### EXERCISE:
From the entries that follow, gather each line holding the word "this".

### GIVEN RECORDS:

◇ ◇ ◇ ◇ ◇

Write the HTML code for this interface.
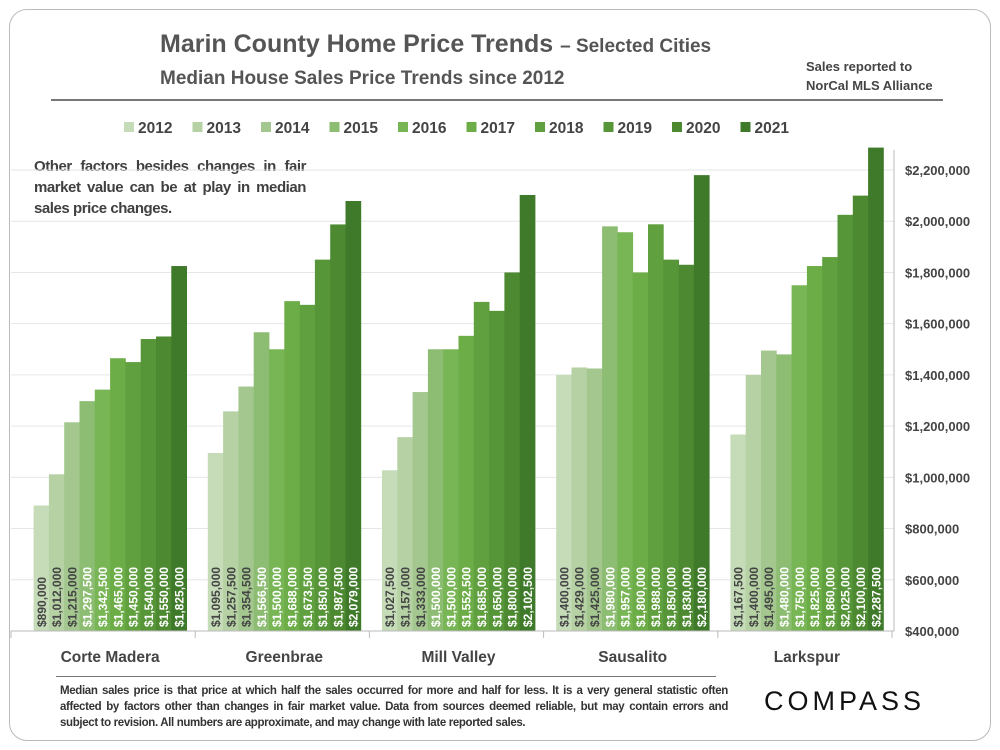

◇ ◇ ◇ ◇ ◇

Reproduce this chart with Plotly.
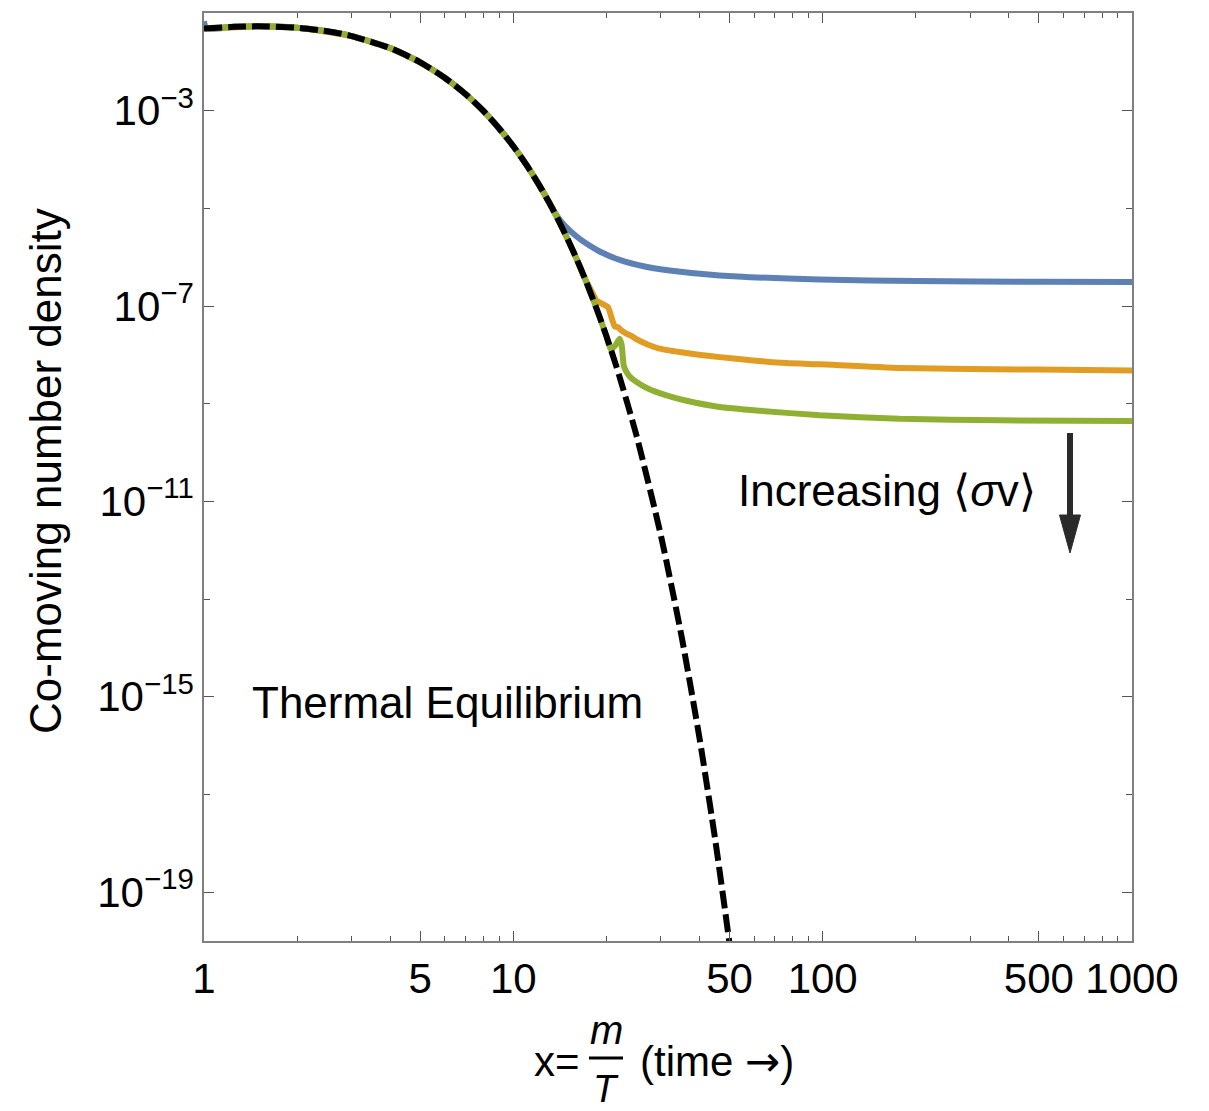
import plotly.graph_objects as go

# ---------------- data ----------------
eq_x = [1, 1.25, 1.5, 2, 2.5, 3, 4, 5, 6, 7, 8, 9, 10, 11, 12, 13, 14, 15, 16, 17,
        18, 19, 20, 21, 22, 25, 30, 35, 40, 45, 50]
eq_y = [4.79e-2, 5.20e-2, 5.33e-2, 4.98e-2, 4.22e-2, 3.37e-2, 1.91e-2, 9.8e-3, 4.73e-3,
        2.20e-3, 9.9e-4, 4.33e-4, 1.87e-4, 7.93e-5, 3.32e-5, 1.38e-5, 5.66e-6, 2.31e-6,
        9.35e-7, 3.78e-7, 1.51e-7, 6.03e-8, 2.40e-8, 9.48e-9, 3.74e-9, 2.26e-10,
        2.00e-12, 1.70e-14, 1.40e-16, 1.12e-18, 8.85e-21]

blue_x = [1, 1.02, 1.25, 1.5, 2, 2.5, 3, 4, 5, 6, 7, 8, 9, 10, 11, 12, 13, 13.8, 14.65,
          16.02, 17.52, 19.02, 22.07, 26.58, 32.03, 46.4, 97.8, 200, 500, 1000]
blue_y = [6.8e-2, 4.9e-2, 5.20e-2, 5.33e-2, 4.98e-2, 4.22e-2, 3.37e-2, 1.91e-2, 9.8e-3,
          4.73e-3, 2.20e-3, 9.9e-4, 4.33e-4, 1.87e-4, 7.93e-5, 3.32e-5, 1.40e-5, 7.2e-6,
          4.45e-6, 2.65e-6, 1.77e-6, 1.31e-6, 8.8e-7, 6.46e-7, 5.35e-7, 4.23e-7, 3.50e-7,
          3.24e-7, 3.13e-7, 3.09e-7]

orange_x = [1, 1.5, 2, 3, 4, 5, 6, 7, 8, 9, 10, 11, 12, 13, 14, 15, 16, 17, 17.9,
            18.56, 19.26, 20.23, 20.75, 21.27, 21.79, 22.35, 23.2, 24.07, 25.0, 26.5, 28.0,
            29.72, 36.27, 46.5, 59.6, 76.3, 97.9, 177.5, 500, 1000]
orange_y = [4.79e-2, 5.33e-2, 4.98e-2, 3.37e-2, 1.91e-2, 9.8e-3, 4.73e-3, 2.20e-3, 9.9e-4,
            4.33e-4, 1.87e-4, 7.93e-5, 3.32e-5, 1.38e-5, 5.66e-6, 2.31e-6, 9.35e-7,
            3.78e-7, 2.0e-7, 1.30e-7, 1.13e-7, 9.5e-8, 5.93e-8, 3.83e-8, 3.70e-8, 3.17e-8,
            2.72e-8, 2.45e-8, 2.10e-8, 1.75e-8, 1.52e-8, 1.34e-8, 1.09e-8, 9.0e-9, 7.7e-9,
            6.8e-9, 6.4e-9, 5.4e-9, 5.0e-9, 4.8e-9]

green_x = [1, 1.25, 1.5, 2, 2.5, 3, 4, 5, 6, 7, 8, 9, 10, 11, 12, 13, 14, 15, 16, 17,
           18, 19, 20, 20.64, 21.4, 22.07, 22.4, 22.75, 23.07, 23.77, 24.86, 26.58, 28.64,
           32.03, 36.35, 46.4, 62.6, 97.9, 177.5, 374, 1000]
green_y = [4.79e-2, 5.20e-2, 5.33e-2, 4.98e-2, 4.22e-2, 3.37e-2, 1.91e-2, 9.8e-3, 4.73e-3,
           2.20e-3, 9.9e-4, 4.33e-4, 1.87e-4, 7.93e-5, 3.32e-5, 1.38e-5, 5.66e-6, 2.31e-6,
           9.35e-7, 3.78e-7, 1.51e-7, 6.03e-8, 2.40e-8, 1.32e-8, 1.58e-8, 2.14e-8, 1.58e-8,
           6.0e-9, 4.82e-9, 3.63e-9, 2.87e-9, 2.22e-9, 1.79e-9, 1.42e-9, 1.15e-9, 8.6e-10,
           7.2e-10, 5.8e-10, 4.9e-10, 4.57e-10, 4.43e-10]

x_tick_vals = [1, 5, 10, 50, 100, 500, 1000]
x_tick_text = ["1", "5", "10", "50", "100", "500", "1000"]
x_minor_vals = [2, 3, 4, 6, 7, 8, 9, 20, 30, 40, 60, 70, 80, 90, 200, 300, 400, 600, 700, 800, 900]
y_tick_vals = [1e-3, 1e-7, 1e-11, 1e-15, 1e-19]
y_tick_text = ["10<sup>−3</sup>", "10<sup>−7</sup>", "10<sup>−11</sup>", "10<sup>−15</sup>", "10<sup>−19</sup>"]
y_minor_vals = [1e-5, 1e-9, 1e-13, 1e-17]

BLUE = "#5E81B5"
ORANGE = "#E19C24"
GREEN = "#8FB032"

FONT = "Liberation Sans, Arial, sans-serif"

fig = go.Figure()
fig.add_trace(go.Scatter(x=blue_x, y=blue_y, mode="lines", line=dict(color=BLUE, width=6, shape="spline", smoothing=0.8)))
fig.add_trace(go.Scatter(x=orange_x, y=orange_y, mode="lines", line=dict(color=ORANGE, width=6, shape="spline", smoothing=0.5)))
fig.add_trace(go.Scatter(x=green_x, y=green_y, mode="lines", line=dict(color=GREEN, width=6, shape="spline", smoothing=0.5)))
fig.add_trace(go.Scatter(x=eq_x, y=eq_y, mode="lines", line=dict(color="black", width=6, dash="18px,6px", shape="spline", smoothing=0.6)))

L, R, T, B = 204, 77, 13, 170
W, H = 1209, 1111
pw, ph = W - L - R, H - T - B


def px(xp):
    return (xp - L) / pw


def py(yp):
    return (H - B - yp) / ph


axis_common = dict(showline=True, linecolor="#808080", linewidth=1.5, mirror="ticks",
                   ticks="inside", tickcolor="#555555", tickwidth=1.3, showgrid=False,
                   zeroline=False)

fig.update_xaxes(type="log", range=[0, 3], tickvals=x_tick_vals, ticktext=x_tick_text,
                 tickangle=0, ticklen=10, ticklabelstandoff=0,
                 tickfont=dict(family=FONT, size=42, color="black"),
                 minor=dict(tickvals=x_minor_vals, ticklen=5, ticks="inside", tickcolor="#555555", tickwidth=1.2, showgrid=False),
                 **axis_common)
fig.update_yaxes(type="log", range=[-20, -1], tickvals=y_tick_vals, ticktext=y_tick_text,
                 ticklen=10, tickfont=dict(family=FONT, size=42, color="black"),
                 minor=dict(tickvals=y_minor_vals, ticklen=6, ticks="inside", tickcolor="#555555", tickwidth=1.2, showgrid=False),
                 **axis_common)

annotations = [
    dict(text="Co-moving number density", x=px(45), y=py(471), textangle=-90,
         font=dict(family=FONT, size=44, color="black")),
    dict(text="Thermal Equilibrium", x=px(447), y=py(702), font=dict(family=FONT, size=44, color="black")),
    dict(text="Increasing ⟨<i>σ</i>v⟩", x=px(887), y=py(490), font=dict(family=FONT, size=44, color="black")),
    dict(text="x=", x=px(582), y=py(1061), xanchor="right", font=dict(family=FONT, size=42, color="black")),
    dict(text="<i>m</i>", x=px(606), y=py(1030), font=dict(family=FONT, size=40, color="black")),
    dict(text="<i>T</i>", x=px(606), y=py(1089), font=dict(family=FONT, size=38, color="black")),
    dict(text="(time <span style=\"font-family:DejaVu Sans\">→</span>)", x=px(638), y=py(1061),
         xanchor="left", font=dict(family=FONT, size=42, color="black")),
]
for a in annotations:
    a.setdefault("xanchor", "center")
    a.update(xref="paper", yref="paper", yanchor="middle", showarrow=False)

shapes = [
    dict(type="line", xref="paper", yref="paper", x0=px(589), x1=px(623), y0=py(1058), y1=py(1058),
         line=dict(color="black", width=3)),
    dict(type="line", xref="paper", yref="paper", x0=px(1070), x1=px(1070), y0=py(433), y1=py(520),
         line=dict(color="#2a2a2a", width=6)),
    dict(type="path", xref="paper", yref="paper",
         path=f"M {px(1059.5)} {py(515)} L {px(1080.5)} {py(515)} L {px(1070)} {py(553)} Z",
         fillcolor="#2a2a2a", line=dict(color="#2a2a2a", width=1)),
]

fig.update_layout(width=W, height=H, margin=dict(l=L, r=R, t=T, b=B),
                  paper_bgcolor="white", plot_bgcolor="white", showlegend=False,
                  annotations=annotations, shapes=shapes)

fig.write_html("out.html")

◇ ◇ ◇ ◇ ◇

### ANSWER:
Write the HTML code for this interface.
Reproduce this chart with Plotly.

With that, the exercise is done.